───── Records for this task

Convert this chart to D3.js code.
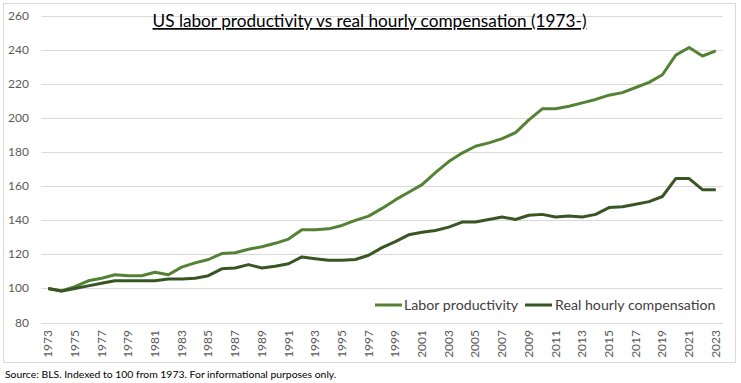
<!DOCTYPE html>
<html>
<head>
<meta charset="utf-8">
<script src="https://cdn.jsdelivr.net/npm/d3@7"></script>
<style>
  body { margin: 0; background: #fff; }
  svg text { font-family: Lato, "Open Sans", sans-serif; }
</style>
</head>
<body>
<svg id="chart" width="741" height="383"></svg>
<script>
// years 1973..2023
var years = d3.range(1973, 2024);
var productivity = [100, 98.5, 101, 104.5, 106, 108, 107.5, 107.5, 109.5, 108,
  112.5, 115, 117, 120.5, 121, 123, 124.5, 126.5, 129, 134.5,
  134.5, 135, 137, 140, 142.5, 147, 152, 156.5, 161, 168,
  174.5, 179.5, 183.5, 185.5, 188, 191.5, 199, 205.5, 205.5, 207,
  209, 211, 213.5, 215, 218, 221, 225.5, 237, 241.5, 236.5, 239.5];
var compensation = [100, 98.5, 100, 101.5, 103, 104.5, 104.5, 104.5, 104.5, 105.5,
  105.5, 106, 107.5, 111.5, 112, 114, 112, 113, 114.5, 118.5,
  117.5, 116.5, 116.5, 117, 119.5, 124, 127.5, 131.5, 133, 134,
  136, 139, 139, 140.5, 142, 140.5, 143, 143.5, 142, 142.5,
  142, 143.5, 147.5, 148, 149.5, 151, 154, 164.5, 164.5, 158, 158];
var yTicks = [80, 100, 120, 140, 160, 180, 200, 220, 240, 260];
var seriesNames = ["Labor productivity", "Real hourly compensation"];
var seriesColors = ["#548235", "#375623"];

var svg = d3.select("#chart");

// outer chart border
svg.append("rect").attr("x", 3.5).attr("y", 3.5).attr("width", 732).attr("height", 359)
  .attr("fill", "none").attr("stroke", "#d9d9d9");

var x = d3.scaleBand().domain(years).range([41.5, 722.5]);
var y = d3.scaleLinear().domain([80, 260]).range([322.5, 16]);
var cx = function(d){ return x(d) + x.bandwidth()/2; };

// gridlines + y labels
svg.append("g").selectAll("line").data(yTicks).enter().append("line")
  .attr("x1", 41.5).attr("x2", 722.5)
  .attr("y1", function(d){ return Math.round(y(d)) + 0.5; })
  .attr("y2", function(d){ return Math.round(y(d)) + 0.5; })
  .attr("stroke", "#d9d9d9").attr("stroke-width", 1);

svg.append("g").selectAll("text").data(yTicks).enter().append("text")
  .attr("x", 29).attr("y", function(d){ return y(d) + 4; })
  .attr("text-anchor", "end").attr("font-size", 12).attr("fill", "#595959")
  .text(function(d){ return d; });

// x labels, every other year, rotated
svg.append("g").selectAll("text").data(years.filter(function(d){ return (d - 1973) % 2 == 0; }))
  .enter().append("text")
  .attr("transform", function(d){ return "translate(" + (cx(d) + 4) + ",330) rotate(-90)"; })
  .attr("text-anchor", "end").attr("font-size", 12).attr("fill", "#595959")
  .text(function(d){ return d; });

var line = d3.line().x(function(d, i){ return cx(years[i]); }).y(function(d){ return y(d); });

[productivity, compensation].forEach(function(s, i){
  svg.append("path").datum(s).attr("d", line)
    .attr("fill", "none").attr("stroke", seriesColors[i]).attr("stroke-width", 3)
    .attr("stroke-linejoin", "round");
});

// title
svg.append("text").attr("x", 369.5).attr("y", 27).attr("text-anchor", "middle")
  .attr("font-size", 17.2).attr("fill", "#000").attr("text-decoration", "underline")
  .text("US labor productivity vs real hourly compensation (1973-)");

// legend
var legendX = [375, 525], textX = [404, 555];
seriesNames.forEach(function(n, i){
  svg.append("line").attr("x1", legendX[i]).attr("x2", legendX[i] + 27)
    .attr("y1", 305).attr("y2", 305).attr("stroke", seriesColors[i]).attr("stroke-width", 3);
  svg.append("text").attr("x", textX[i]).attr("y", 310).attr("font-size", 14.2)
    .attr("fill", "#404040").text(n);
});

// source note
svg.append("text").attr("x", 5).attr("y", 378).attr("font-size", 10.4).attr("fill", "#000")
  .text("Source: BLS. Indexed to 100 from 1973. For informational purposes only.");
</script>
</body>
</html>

──────────
───── Records for this task

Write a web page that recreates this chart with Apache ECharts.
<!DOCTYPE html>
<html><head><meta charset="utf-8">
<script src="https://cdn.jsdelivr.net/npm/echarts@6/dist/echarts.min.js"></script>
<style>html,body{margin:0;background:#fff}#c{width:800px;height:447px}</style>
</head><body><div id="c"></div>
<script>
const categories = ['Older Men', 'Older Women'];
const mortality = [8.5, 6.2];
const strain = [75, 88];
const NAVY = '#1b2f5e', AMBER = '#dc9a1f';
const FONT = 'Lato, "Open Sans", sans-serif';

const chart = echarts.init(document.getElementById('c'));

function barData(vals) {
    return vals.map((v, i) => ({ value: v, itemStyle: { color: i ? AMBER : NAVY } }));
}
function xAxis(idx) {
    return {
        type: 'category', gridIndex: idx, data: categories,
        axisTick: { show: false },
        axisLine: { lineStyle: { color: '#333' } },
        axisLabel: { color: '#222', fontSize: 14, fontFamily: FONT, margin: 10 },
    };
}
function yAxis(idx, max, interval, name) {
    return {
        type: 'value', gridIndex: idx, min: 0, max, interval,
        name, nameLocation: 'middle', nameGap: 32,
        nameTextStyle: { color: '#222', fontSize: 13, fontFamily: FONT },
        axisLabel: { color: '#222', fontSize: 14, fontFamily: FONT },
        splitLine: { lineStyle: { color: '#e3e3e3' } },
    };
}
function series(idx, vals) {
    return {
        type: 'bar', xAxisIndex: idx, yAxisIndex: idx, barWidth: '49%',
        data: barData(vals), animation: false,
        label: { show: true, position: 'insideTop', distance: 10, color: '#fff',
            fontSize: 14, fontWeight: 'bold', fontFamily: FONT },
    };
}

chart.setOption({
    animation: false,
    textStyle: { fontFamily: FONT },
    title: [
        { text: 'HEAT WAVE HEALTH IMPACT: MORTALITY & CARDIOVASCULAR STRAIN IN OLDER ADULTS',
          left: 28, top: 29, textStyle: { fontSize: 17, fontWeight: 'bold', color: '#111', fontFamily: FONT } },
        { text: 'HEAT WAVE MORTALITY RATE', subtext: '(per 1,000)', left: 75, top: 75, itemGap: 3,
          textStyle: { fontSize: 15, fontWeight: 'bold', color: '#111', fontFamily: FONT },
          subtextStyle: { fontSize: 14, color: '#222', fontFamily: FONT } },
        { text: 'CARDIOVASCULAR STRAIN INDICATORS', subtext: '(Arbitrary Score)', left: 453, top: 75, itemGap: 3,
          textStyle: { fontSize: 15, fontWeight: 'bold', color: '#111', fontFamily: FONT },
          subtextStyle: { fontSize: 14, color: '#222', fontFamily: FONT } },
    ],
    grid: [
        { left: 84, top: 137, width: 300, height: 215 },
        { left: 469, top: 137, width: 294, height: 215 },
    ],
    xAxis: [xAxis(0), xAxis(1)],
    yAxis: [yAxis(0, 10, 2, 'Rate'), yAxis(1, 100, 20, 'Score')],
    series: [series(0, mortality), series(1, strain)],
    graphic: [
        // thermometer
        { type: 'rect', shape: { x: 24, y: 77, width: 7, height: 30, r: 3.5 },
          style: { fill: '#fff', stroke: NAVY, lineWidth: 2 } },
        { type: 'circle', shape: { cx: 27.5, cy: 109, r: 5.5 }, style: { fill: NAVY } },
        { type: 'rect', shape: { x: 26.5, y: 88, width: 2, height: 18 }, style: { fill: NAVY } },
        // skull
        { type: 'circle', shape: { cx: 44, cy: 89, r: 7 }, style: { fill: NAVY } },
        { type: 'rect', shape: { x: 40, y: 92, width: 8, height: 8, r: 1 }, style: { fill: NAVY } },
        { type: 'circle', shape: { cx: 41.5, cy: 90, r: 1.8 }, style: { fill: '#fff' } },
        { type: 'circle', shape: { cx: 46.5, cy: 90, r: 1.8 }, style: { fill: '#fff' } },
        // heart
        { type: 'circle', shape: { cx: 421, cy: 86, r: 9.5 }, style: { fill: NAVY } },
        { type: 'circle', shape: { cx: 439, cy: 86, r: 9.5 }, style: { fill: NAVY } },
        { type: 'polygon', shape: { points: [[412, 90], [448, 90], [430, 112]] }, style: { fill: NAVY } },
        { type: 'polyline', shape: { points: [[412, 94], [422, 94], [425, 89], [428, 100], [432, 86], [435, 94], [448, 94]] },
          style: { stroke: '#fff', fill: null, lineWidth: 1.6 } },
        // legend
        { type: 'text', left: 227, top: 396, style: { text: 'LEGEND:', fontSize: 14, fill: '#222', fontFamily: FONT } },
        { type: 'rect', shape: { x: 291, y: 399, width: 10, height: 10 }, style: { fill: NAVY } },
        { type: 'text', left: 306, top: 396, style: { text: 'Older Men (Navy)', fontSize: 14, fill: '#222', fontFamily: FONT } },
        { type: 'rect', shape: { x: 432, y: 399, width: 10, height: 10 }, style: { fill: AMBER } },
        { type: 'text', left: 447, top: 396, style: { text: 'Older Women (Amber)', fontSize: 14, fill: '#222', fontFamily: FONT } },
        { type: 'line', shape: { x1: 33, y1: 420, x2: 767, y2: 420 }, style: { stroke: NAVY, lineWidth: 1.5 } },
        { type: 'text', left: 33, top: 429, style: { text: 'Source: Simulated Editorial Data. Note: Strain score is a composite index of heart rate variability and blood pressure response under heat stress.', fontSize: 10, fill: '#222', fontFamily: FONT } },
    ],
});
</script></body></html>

──────────
───── Records for this task

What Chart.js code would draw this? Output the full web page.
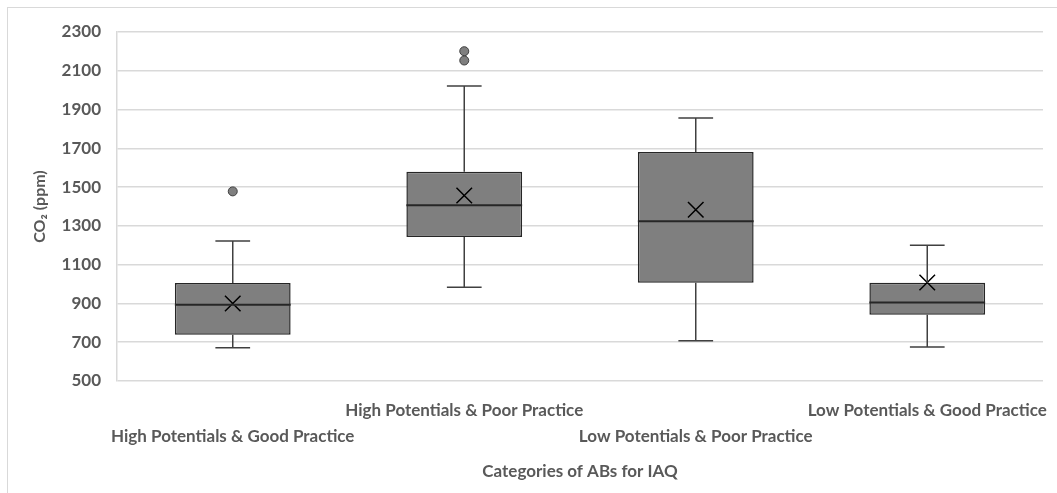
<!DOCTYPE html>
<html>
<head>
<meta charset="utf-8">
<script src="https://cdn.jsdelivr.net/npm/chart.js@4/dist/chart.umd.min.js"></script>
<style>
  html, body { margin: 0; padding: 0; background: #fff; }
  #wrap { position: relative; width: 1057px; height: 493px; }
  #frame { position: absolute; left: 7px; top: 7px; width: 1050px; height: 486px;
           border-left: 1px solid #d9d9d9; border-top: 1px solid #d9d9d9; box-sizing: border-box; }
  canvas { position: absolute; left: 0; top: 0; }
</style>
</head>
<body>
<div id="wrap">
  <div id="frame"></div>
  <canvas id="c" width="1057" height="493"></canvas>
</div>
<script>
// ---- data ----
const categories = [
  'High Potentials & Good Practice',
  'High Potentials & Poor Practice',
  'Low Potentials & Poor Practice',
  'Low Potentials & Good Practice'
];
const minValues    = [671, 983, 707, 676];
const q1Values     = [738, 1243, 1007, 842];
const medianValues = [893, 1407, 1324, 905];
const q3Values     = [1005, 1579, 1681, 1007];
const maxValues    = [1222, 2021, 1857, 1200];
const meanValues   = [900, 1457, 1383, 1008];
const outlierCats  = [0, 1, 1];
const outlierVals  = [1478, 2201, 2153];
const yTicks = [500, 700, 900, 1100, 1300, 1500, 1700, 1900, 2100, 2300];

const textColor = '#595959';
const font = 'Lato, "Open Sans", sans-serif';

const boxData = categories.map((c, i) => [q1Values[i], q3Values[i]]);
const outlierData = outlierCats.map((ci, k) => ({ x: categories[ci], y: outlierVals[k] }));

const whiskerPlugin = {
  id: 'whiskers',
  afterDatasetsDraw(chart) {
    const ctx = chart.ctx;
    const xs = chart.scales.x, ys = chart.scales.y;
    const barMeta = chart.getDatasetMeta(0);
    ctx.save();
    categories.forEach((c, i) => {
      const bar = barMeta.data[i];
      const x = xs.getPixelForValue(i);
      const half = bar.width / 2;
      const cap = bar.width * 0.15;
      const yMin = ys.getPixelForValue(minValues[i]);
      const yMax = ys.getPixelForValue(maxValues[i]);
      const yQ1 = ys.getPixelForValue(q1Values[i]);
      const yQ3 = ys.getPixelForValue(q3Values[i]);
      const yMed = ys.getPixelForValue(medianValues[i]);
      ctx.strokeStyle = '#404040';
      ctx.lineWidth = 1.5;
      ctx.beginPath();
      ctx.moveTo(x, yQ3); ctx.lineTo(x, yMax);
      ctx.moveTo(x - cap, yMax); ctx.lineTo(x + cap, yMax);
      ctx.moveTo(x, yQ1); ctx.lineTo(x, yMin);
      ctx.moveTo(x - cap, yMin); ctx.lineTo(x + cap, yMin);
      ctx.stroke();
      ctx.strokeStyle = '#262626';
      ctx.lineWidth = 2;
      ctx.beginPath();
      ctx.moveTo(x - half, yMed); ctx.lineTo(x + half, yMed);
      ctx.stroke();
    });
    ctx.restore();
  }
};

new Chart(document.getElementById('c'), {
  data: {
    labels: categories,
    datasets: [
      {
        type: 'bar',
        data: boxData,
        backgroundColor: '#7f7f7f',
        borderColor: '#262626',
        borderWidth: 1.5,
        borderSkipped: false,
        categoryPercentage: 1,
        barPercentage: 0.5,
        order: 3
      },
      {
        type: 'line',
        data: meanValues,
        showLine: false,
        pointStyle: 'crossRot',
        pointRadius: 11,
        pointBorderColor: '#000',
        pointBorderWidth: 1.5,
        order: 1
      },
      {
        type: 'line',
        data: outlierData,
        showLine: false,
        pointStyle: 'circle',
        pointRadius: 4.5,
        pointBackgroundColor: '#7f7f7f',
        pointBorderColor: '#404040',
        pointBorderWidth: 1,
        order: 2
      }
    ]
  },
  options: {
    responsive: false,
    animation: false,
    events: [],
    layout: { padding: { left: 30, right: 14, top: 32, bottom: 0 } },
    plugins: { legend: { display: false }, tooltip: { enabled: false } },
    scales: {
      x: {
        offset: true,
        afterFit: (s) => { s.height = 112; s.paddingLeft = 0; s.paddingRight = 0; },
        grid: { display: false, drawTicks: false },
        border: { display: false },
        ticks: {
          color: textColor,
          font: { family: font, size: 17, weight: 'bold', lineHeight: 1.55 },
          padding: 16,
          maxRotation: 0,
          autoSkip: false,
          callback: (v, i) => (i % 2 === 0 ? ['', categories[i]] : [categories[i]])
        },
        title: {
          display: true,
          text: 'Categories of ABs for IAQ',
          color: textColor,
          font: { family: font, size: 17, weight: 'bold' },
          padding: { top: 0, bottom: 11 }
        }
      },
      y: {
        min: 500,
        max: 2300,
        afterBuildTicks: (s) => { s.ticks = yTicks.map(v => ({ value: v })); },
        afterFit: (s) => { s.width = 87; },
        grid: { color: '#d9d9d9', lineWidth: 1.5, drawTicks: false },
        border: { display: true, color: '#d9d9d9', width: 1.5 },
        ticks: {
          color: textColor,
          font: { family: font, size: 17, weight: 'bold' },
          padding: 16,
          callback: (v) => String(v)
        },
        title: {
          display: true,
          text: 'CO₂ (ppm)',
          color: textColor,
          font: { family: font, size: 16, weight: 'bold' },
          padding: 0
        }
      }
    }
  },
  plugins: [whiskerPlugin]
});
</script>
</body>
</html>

──────────

To do: Show the lines of the data that hold the word "code".

Finished exercise:
Convert this chart to D3.js code.
What Chart.js code would draw this? Output the full web page.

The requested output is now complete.